Will, who also made the fiscal cliff argument in a Washington Post op-ed last week, then took aim at co-panelist Robert Reich, the former secretary of labor under President Bill Clinton, calling him “an endangered species.”

Will argued that in order to have the welfare state he said Reich and other liberals want, the Bush tax rates on the middle class would have had to been rolled back, taking the entitlement state off the table.

“There are only three liberals in the country, and you’re one, who aren’t actively hostile to arithmetic and therefore, you know ,you cannot fund a state the liberals want, the entitlement state without taxing the middle class at least. And now you’ve given up that with the locking in as permanent law the Bush tax rates — that’s off the table.”

Reich denied Will’s claim, arguing that his position on tax hikes results from economic necessity, rather than strict adherence to ideology.

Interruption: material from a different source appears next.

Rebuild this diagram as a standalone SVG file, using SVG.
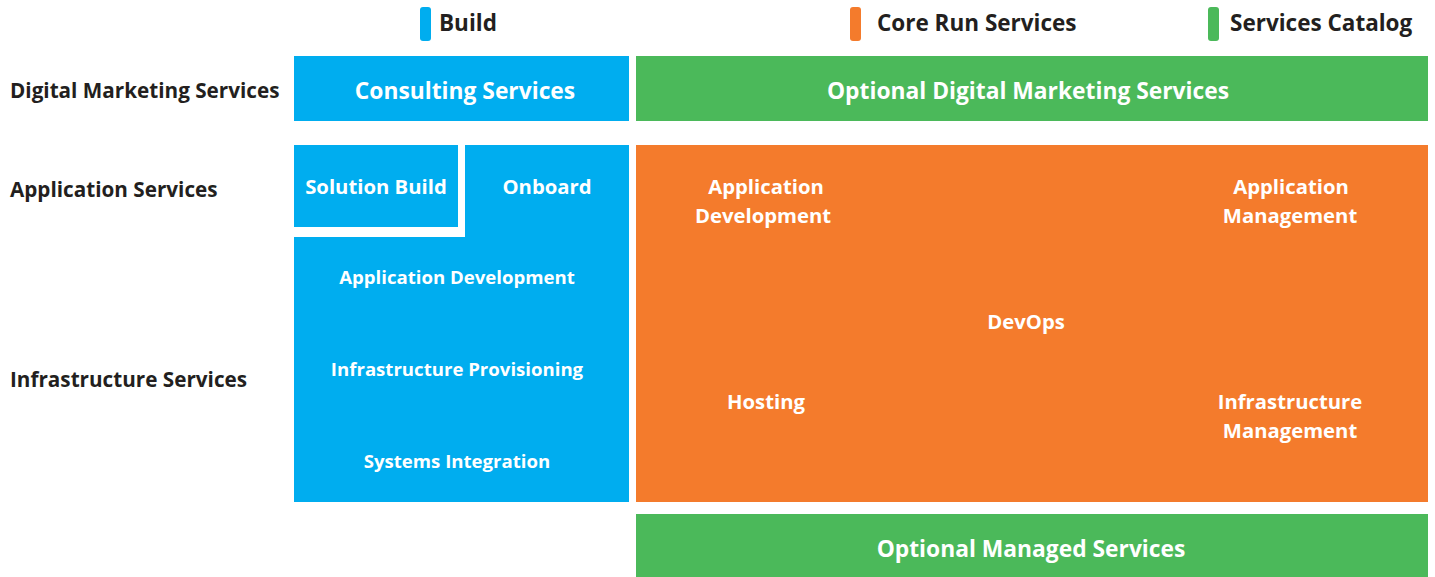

“I think that the problem really with the deal is that what we needed most from an economic standpoint is, number one, a stimulus in the short term; number two, serious deficit reduction in the long term; and, number three, some stability and some certainty about the future. And we got none of this. And that really is a major problem. We are going to be up against continuous trench warfare, and we have not dealt really at all with the deficit, long-term deficit problem. And in the short term we’ve got a huge employment issue. I mean jobs should be the number-one issue right now in the country. It still is. We saw that unemployment report, it still is a terrible jobs picture and yet we have virtually no stimulus. In fact, you know, Social Security taxes are going up.”